User error resulted in 50% data loss and because by default WHS does not store backup sets redundantly all backups where lost – this would not happen with RAID.
However because I am totally paranoid I do have a third backup system I use Second Copy to copy data from the server shares to another disk. This will allow me to recover 95% of my data. I will still lose some data because I have discovered that recently WHS has been corrupting files (perhaps due to the failing disk) and I have backed them these corrupt copies.
It would seem that Microsoft agree with my analysis that Drive Entender is a great technology but too difficult. They have cut it from WHS version 2 and are advising manufactures to supply RAID systems.
After about 3 days work I will have managed to restore my files. I should name check
I am now going to use KeepVault to automatically sync an “Offsite” directory with their offsite storage and BDBB to make WHS store redundant copies of my PC backup databases.
I am going to continue to use WHS because if I don’t I will have a £ 800 room heater but if you are considering a back up solution I would recommend either waiting for the next version of WHS (currently in beta) deployed on a server with hardware RAID or a good quality NAS from someone like Buffalo or
QSnap QNAP NAS. Before you purchase make sure that
- it has RAID
- if a disk fails it has a red light next to it on the chassis
- you can replace a failed disk and the set will automatically rebuild without any user interaction
- An optional nice to have feature would be built in replication or sync to offsite storage
–update 2011-03-11 –
Before rebuilding my Windows Home Server I copied off all the data “just in case”. I think I have just found my missing 50%. Although the indexes are all broken I will try to fix them with File Conflict Resolver and then copy the data back into the server.

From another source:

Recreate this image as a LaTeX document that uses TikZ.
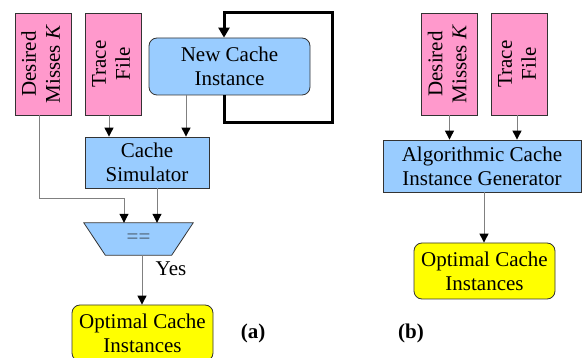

So the pure WHS solution should result in zero data loss. However if I had not had my extra backup I would have died of a heart attack. This does not change my opinion that WHS Drive Entender is not suitable for mass market use because the disk recovery use cases are too complex.
–update 2011-03-15 –
Well I am still at it but I think I have a working solution. The problem is that my files are scattered across 3 disks and corrupt files are mixed in. The result of this is that the WHS permanently shows error warning and I don’t know where to find the good file.
Delete all the content in old WHS shares. This is the only way to remove file conflicts when you have 1000s.
Before doing this copy out the good files into a new WHS share. I will use Photos1. This will rebuild the index. This is tricky, most tools such as SyncToy (free) will fail after a few bad reads and I have thousands of corrupt files.
RDP to the server and open a command window
Use xcopy /c /d /v /s “d:\shares\Photos” “\\server1\Photos1″ (we will build an new WHS index on this share)
- /c ignore errors!
- /d don’t overwrite files with same date (allows restarting from where you were if necessary)
- /v verify the write
- /s include subdirectories
There are other switches that you could consider but these are the most important.
Having used xcopy to copy all the files from all your disks into the single WHS target share (duplication off) you can use SyncToy with preview to verify that you have what you think you should have.
Now delete all the files in the old share “eg Photos”.
Now a clever bit.
Use RDP to share “d:\shares”
In windows explorer or at the command line
move “\\server1\shares\photos1″ to “\\server1\shares\photos”
because the server knows that these are on the same volume (accessed through shares) this will only take a few seconds as the index is updated.
You now have a nice clean indexed version of Photos. It will have every good file from the orignal set of data.
I have now totally rebuilt my WHS shares using this method. I am pretty sure that 5% of the files were missing. It is possible that WHS had not duplicated them and therefore when the disk failed they were not available on another drive. If so then this is a WHS fault or perhaps a user fault if it told me this but I ignored it.
– update 15/3/2011 –
I now have permissions hell. The files are in the user shares but the users cannot access them. I suspect this is because of the security descriptors on the files from before the restore. A system restore deletes users and you have to recreate them.
Solution. Copy every file to the “Public” share to strip its permissions and then back to the user share.